Turning my head, I glance at the scattered notes around me, papers strewn across the bed like fallen leaves. Quotes from past lectures. Clinical terms. Carefully worded descriptions that strip the humanity from the subject, leaving only a puzzle to be solved.
I pick up one of the papers, scanning a highlighted passage: “Psychopathy is the absence of connection, the inability to form genuine bonds with others.”
Frustration bubbles up in my chest, so I drop the paper back onto the pile. None of these notes or observations account for Ghost. The file doesn’t explain why he saved me, why he let me see him in a way no one else has. And it certainly doesn’t explain why I let him touch me.
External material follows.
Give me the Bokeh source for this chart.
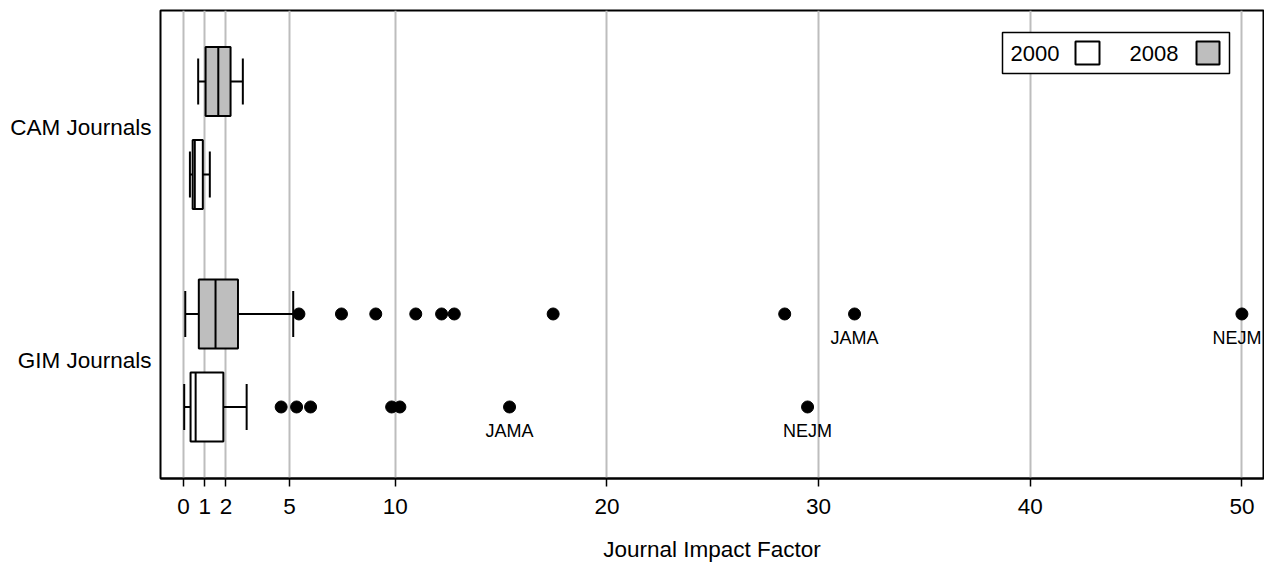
from bokeh.plotting import figure
from bokeh.models import Range1d, FixedTicker, ColumnDataSource
from bokeh.embed import file_html
from bokeh.resources import INLINE
from bokeh.core.properties import value

# ---------------- data ----------------
groups = ["CAM Journals", "CAM Journals", "GIM Journals", "GIM Journals"]
years = ["2008", "2000", "2008", "2000"]
ypos = [5.0, 4.0, 2.5, 1.5]
whisker_lo = [0.69, 0.30, 0.08, 0.03]
q1 = [1.04, 0.43, 0.72, 0.33]
median = [1.64, 0.53, 1.51, 0.57]
q3 = [2.22, 0.91, 2.57, 1.88]
whisker_hi = [2.80, 1.24, 5.18, 2.98]
fills = ["#bebebe", "white", "#bebebe", "white"]

gim_2008_outliers = [5.45, 7.46, 9.08, 10.97, 12.19, 12.79, 17.46, 28.4, 31.7, 50.0]
gim_2000_outliers = [4.61, 5.34, 6.0, 9.83, 10.22, 15.4, 29.48]
label_names = ["JAMA", "NEJM", "JAMA", "NEJM"]
label_x = [31.7, 50.0, 15.4, 29.48]
label_y = [2.5, 2.5, 1.5, 1.5]

x_ticks = [0, 1, 2, 5, 10, 20, 30, 40, 50]
y_tick_pos = [4.5, 2.0]
y_tick_labels = ["CAM Journals", "GIM Journals"]
legend_years = ["2000", "2008"]
legend_fills = ["white", "#bebebe"]

FONT = "Liberation Sans"

# ---------------- figure ----------------
X0, X1 = -1.09, 51.02
Y0, Y1 = 0.731, 5.763
FL, FT, FW, FH = 160, 10, 1103, 468

p = figure(width=1264, height=565, x_range=Range1d(X0, X1), y_range=Range1d(Y0, Y1),
           output_backend="svg", toolbar_location=None,
           min_border_left=FL, min_border_right=1264 - FL - FW,
           min_border_top=FT, min_border_bottom=565 - FT - FH)
p.background_fill_color = "white"
p.border_fill_color = "white"
p.outline_line_color = "black"
p.outline_line_width = 2

p.ygrid.visible = False
p.xgrid.ticker = FixedTicker(ticks=x_ticks)
p.xgrid.grid_line_color = "#bdbdbd"
p.xgrid.grid_line_width = 2

xa = p.xaxis[0]
xa.ticker = FixedTicker(ticks=x_ticks)
xa.axis_line_color = "black"
xa.axis_line_width = 2
xa.major_tick_line_color = "black"
xa.major_tick_line_width = 1.5
xa.major_tick_out = 8
xa.major_tick_in = 0
xa.minor_tick_line_color = None
xa.major_label_text_font = FONT
xa.major_label_text_font_size = "22.5px"
xa.major_label_text_color = "black"
xa.major_label_standoff = 12
xa.axis_label = "Journal Impact Factor"
xa.axis_label_text_font = FONT
xa.axis_label_text_font_size = "22.5px"
xa.axis_label_text_font_style = "normal"
xa.axis_label_text_color = "black"
xa.axis_label_standoff = 20

ya = p.yaxis[0]
ya.ticker = FixedTicker(ticks=y_tick_pos)
ya.major_label_overrides = {t: l for t, l in zip(y_tick_pos, y_tick_labels)}
ya.axis_line_color = None
ya.major_tick_out = 0
ya.major_tick_in = 0
ya.major_tick_line_color = None
ya.minor_tick_line_color = None
ya.major_label_text_font = FONT
ya.major_label_text_font_size = "22.5px"
ya.major_label_text_color = "black"
ya.major_label_standoff = 9

# ---------------- boxes ----------------
BOX_H = 0.742
CAP_H = 0.495
src = ColumnDataSource(dict(
    y=ypos, lo=whisker_lo, q1=q1, med=median, q3=q3, hi=whisker_hi, fill=fills,
    ytop=[v + BOX_H / 2 for v in ypos], ybot=[v - BOX_H / 2 for v in ypos],
    ctop=[v + CAP_H / 2 for v in ypos], cbot=[v - CAP_H / 2 for v in ypos],
))
# whiskers
p.segment(x0="lo", y0="y", x1="q1", y1="y", source=src, line_color="black", line_width=2)
p.segment(x0="q3", y0="y", x1="hi", y1="y", source=src, line_color="black", line_width=2)
p.segment(x0="lo", y0="cbot", x1="lo", y1="ctop", source=src, line_color="black", line_width=2)
p.segment(x0="hi", y0="cbot", x1="hi", y1="ctop", source=src, line_color="black", line_width=2)
# boxes
p.quad(left="q1", right="q3", bottom="ybot", top="ytop", source=src,
       fill_color="fill", line_color="black", line_width=2)
p.segment(x0="med", y0="ybot", x1="med", y1="ytop", source=src, line_color="black", line_width=2)

# outliers
p.scatter(x=gim_2008_outliers, y=[2.5] * len(gim_2008_outliers), size=12,
          fill_color="black", line_color="black")
p.scatter(x=gim_2000_outliers, y=[1.5] * len(gim_2000_outliers), size=12,
          fill_color="black", line_color="black")
lab_src = ColumnDataSource(dict(x=label_x, y=label_y, text=label_names,
                                dx=[0 if x < 45 else -5 for x in label_x]))
p.text(x="x", y="y", text="text", source=lab_src, x_offset="dx",
       text_align="center", text_baseline="top",
       y_offset=14, text_font=value(FONT), text_font_size="18px", text_color="black")

# ---------------- legend (drawn) ----------------
def dx(px):
    return X0 + (px - FL) * (X1 - X0) / FW

def dy(py):
    return Y1 - (py - FT) * (Y1 - Y0) / FH

p.quad(left=[dx(1002)], right=[dx(1229)], top=[dy(32)], bottom=[dy(73)],
       fill_color="white", line_color="black", line_width=1.5)
p.quad(left=[dx(1075), dx(1196)], right=[dx(1099), dx(1219)],
       top=[dy(41)] * 2, bottom=[dy(64)] * 2,
       fill_color=legend_fills, line_color="black", line_width=2)
p.text(x=[dx(1010), dx(1129)], y=[dy(53)] * 2, text=legend_years,
       text_align="left", text_baseline="middle",
       text_font=value(FONT), text_font_size="22px", text_color="black")

open("out.html", "w").write(file_html(p, INLINE))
I press my palms against my thighs, grounding myself, but the memory of his touch keeps replaying in my mind. The way he said my name like it meant something. Like I meant everything.
But that’s a lie, isn’t it?
Except that look shattered something inside me. Ghost isn’t just a simple answer anymore. He’s the question I can’t stop asking.
I reach for the wine again, taking a long sip before setting the glass down. I’ve spent years telling myself I could maintain control, that I could navigate the darkness without it touching me. But now I’m not so sure.
The cursor blinks, urging me to continue, but I can’t. Not yet. Instead, I close the laptop gently, resting my head back against the pillows. The wine hums in my veins, offering a false sense of calm, but the truth simmers just beneath the surface.
Ghost isn’t just the focus of the keynote. He’s my focus.
I close my eyes, letting the silence of the room wrap around me like a cocoon, but it doesn’t bring the tranquility I hope for. Instead, it brings memories. That day. That moment in the interview room when the boundary between us dissolved completely.
His hands on me. Not manipulative or detached, but intimate and claiming. His voice, low and rough, commanding while laced with something deeper. The way his fingers moved with purpose, igniting sensations I’ve never felt.